## Begin
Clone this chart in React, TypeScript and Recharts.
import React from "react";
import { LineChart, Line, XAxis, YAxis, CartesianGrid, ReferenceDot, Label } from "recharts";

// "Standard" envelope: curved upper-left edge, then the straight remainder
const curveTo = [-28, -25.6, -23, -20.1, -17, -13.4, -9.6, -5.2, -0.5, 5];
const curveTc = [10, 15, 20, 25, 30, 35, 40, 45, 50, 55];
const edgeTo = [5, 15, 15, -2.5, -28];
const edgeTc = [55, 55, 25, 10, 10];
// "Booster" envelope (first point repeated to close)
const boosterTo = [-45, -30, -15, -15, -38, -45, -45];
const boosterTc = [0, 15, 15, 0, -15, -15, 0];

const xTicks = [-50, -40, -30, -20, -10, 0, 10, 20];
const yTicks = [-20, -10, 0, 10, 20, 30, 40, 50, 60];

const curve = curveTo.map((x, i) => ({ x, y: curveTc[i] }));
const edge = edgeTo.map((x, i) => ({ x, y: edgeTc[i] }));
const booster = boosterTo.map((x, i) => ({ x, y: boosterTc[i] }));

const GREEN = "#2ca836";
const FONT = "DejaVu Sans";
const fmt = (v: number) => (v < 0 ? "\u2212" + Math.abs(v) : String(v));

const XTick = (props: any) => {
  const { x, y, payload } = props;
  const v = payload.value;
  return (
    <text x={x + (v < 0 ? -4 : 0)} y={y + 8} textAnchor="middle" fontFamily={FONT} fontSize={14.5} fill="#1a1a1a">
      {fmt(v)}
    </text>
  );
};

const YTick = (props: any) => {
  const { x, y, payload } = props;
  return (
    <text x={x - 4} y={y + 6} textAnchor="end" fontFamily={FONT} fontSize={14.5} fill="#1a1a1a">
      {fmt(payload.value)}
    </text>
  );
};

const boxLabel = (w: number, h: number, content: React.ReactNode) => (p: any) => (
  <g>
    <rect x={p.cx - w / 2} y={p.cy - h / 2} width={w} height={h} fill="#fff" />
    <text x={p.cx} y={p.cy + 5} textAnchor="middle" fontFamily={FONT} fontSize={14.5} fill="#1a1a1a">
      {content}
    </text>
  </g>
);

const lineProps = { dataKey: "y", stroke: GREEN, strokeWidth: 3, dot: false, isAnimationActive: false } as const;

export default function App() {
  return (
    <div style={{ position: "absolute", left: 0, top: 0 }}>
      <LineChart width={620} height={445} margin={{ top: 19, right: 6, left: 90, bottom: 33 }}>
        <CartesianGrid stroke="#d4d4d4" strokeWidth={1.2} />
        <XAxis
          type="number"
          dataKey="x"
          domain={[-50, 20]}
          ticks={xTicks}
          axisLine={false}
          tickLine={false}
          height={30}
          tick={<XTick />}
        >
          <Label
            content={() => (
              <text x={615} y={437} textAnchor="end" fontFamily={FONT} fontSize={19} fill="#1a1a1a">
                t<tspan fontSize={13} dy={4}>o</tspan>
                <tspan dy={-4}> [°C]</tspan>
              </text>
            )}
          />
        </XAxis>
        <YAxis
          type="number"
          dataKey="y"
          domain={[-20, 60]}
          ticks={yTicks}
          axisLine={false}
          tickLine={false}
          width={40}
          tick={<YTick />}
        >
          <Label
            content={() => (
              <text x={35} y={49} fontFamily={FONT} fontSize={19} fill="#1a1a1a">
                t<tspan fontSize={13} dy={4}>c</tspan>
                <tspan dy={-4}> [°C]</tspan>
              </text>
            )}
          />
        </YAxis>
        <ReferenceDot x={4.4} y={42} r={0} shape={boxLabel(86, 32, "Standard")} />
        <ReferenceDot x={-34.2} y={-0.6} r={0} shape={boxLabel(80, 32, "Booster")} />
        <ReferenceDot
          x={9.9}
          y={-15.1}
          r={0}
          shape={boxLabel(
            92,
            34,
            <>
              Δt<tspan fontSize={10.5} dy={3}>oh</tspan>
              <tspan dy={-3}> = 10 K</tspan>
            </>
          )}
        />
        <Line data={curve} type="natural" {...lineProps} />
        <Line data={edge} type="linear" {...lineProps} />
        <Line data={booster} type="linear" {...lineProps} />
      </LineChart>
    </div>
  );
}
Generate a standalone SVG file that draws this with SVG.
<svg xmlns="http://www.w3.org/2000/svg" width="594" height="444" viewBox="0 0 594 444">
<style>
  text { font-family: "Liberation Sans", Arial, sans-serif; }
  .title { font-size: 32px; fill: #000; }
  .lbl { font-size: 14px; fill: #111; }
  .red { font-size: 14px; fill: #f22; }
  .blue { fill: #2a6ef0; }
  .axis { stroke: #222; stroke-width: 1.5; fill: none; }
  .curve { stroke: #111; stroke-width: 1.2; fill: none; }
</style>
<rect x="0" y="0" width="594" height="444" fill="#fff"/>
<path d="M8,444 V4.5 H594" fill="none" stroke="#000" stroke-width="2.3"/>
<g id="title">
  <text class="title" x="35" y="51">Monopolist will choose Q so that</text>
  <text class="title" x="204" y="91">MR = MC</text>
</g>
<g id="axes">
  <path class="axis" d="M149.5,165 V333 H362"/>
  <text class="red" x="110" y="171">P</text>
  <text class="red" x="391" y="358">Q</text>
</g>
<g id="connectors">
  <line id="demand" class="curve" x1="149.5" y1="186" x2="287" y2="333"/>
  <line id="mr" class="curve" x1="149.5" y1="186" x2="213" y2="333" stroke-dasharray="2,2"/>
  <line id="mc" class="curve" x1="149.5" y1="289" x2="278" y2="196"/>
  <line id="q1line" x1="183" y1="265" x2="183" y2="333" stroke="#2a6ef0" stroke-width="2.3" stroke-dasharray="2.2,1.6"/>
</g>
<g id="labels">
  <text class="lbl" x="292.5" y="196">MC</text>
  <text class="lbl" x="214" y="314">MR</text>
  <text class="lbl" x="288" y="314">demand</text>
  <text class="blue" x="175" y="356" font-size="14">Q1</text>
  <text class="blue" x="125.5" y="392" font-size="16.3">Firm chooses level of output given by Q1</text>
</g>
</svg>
## End
## Begin
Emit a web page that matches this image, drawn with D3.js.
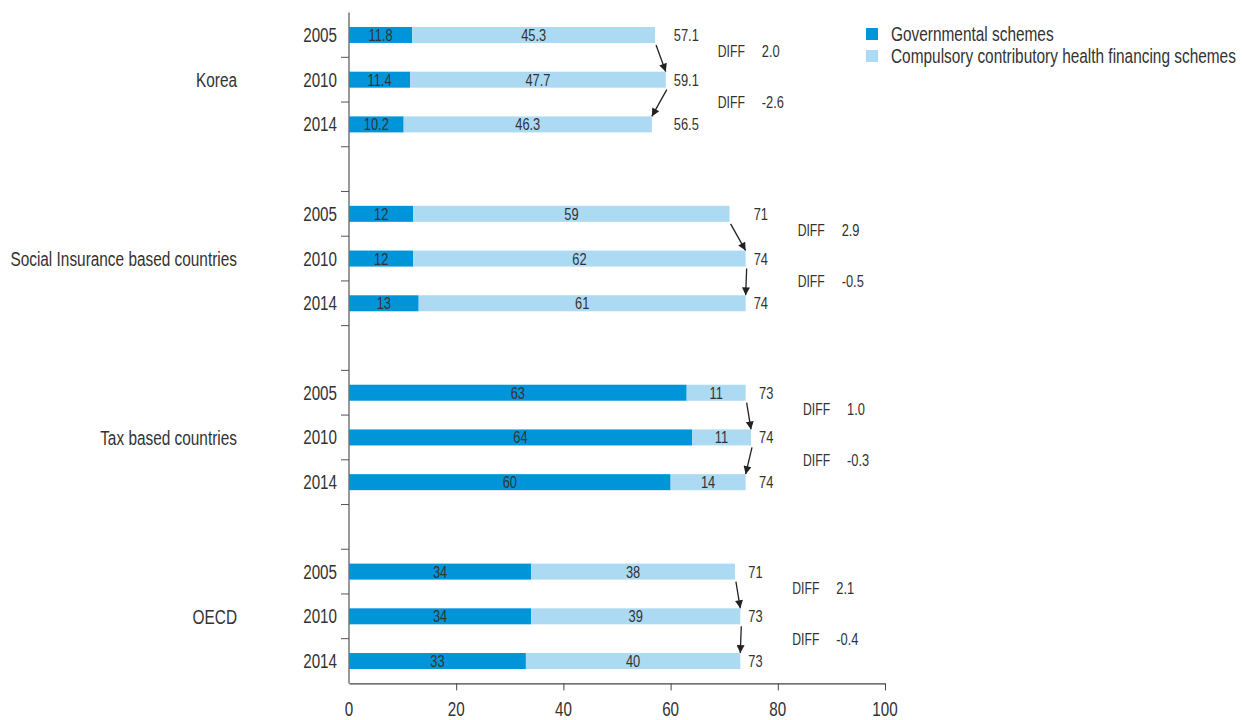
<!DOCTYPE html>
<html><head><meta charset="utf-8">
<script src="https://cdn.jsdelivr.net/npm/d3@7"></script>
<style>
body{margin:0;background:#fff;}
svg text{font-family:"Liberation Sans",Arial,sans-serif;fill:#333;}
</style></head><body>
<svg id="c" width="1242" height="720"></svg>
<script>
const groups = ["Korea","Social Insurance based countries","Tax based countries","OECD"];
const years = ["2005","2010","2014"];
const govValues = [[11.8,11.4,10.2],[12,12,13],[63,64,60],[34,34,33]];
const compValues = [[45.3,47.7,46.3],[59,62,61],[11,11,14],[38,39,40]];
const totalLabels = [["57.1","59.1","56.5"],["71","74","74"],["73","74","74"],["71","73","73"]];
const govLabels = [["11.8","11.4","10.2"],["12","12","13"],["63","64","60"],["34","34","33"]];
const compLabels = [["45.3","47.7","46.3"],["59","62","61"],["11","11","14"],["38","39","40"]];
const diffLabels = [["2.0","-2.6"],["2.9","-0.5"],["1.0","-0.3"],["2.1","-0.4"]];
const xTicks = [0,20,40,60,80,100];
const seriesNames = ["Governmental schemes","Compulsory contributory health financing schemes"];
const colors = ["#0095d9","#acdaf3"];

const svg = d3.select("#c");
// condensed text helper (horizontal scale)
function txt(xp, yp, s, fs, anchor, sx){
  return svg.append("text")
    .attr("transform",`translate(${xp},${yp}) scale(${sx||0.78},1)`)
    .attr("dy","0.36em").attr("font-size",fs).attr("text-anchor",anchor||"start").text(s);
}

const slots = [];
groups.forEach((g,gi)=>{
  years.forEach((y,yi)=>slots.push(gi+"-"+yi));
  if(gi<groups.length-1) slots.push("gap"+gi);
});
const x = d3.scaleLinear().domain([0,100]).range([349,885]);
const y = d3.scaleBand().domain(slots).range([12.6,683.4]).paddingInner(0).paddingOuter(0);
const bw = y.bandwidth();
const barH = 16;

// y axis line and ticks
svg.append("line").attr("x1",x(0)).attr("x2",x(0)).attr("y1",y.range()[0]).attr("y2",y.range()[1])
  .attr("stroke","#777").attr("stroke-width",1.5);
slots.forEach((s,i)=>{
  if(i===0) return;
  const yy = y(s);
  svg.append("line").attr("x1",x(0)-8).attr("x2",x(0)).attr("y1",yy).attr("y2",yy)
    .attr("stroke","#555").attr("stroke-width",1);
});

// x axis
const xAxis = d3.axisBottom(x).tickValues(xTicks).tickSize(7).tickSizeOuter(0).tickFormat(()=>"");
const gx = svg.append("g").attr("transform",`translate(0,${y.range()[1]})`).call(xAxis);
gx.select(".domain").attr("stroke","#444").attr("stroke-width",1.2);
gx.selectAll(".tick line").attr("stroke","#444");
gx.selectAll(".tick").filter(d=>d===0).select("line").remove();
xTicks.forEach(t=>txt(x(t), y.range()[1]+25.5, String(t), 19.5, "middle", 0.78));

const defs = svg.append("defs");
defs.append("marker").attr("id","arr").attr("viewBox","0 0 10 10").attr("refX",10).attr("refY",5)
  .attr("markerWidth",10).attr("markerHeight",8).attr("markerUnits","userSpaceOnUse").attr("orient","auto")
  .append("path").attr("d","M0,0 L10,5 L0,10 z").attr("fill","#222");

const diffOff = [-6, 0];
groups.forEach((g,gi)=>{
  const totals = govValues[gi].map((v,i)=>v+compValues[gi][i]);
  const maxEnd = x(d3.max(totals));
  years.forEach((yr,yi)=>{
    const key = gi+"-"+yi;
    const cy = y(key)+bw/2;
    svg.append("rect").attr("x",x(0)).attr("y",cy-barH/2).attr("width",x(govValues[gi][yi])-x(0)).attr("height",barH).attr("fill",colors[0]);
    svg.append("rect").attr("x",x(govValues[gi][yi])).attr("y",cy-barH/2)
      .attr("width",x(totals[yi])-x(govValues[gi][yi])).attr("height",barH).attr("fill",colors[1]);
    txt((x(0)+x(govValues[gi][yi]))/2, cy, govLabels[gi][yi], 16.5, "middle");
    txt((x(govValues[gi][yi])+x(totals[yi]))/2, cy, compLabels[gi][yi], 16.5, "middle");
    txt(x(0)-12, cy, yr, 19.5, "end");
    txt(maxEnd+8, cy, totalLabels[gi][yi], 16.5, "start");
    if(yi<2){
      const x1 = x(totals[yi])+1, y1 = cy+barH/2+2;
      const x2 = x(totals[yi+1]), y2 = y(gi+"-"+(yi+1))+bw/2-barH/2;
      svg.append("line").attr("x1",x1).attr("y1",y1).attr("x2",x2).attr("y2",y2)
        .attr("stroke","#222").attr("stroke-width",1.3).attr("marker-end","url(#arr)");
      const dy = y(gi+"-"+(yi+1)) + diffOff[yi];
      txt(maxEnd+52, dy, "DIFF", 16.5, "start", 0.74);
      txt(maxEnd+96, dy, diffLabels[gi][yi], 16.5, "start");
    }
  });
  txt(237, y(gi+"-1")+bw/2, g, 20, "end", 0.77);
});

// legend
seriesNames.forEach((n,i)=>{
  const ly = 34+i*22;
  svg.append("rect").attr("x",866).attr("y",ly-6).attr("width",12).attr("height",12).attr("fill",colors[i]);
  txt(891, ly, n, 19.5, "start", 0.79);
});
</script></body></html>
## End
#### SET PROBLEM
Transcribe, word for word, every line from the line with "Clone this chart" to the line with "40, 50, 60];", inclusive, and output nothing else.

#### RESULT BELOW
Clone this chart in React, TypeScript and Recharts.
import React from "react";
import { LineChart, Line, XAxis, YAxis, CartesianGrid, ReferenceDot, Label } from "recharts";

// "Standard" envelope: curved upper-left edge, then the straight remainder
const curveTo = [-28, -25.6, -23, -20.1, -17, -13.4, -9.6, -5.2, -0.5, 5];
const curveTc = [10, 15, 20, 25, 30, 35, 40, 45, 50, 55];
const edgeTo = [5, 15, 15, -2.5, -28];
const edgeTc = [55, 55, 25, 10, 10];
// "Booster" envelope (first point repeated to close)
const boosterTo = [-45, -30, -15, -15, -38, -45, -45];
const boosterTc = [0, 15, 15, 0, -15, -15, 0];

const xTicks = [-50, -40, -30, -20, -10, 0, 10, 20];
const yTicks = [-20, -10, 0, 10, 20, 30, 40, 50, 60];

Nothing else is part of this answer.